The CEO goes on to describe how customer satisfaction levels can be improved and warns against seeing the issue as separate from other business goals.

She says: “For me if I look at great organisations they do a number of things consistently well and they really apply to those five key areas. So, their staff are well-trained, they have high levels of emotional intelligence, they are empowered to be able to respond to the customer and they respond quickly. It’s much more about having dialogue these days, rather than just saying ‘computer says no.’            

“How staff interact with customers is really important. There is a clear link between employee engagement and the level of customer satisfaction. The culture of an organisation is absolutely critical.

“Secondly, as customers we are short on time. So the easier you can make that interaction, the better. And that needs to be really joined up. One of the things people complain about a lot is that they can’t find a telephone number on a website, and things like that. And that is why Amazon do so well. Amazon make it really easy to work with them.
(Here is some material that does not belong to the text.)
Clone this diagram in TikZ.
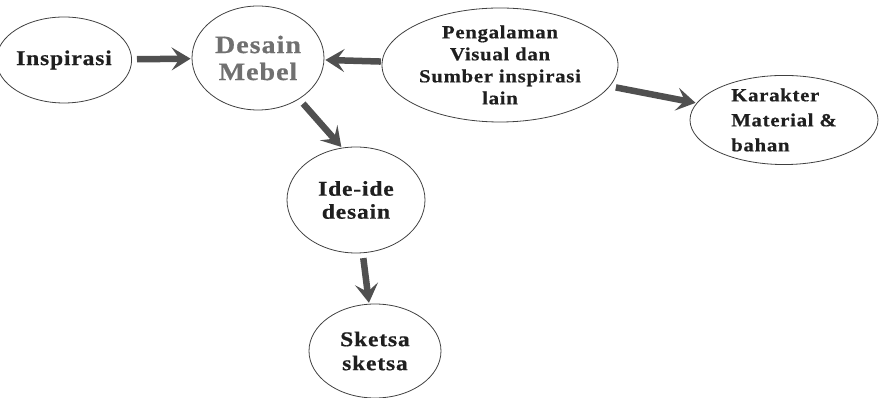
\documentclass[tikz,border=0pt]{standalone}
\usepackage{fontspec}
\setmainfont{Liberation Serif}[FakeStretch=1.12, LetterSpace=4, FakeBold=0.6]
\usetikzlibrary{shapes.geometric,arrows.meta}
\definecolor{mebelgray}{RGB}{112,112,112}
\definecolor{arrowgray}{RGB}{80,80,80}

\begin{document}
\begin{tikzpicture}[x=1pt, y=1pt, bubble/.style={ellipse, draw=black!75, line width=0.8pt, inner sep=0pt, align=center, text=black!88}, flow/.style={arrowgray, line width=6.5pt, -{Stealth[length=19pt, width=23pt, inset=8pt]}}]

  \useasboundingbox (0,0) rectangle (879,398);

  \node[bubble, minimum width=116pt, minimum height=86pt, font=\fontsize{21}{23}\selectfont\bfseries] (insp) at (64,338) {Inspirasi};
  \node[bubble, right of=insp, node distance=194pt, yshift=2pt, minimum width=132pt, minimum height=104pt, text=mebelgray, font=\fontsize{25}{27}\selectfont\bfseries] (desain) {Desain\\Mebel};
  \node[bubble, right of=desain, node distance=242pt, yshift=-7pt, minimum width=236pt, minimum height=114pt, font=\fontsize{18.5}{22}\selectfont\bfseries] (peng) {Pengalaman\\Visual dan\\Sumber inspirasi\\lain};
  \node[bubble, minimum width=188pt, minimum height=86pt, align=left, font=\fontsize{18.5}{25}\selectfont\bfseries] (kar) at (784,278) {Karakter\\Material \&\\bahan};
  \node[bubble, below of=desain, node distance=142pt, xshift=98pt, minimum width=138pt, minimum height=106pt, font=\fontsize{21}{23}\selectfont\bfseries] (ide) {Ide-ide\\desain};
  \node[bubble, below of=ide, node distance=151pt, xshift=19pt, minimum width=132pt, minimum height=94pt, font=\fontsize{21}{24}\selectfont\bfseries] (sketsa) {Sketsa\\sketsa};

  \draw[flow, shorten <=5pt, shorten >=1pt] (insp) -- (desain);
  \draw[flow, shorten <=1pt, shorten >=1pt] (peng) -- (desain);
  \draw[flow, shorten <=6pt, shorten >=1pt] (desain.-45) -- (ide.105);
  \draw[flow, shorten <=6pt, shorten >=1pt] (peng) -- (kar);
  \draw[flow, shorten <=5pt, shorten >=1pt] (ide) -- (sketsa);
\end{tikzpicture}
\end{document}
“Companies must think about how you integrate your whole customer experience, end to end, so it is really joined up. So, customer service is not a department, it’s not a function but it’s about what everybody is doing inside that organisation to be able to deliver that end experience for the customer. It’s about culture, processes, strategy and the most important thing is the boardroom commitment. That’s about not seeing customer service as a department but really thinking about how they integrate their customer experience into their business plans - how they measure that, what they look for, and how they reward and recognise their staff on delivery of that customer experience.”

“The good news is it is becoming a really important topic in the boardroom and really driving the business agenda. The tough news is you can’t just stick a plaster on it. It’s not about a system change. It’s not just about ticking a box and moving on. It is about sustained focus and performance and looking at every part of that customer experience. It’s hard work, but it’s worth it.”

Getting this right, Ms Causon adds, can play a central role in driving economic recovery.

“We are living in more challenging times. It is a much more competitive environment that we are working in. There are a lot of external challenges as well in terms of the environment – so not just local competition but the global environment.

“78% of GDP in the UK is generated through service. Over 70% of employees in the UK are in a customer related job. So, if you think about, if we have highly engaged individuals and organisations then we have better performing organisations. If we have better performing organisations we get better customer satisfaction as part of that. If we get better performing organisations we get a better performing UK. And our ability to be able to compete globally given the fact that we are now in a virtual world is absolutely critical. So I do see this as a mainstay of the UK economy and a really heightened focus on the customer experience will help the UK economy perform.”

As the global economy becomes increasingly competitive and further government spending cuts loom, there has never been a better time for UK businesses to take the initiative.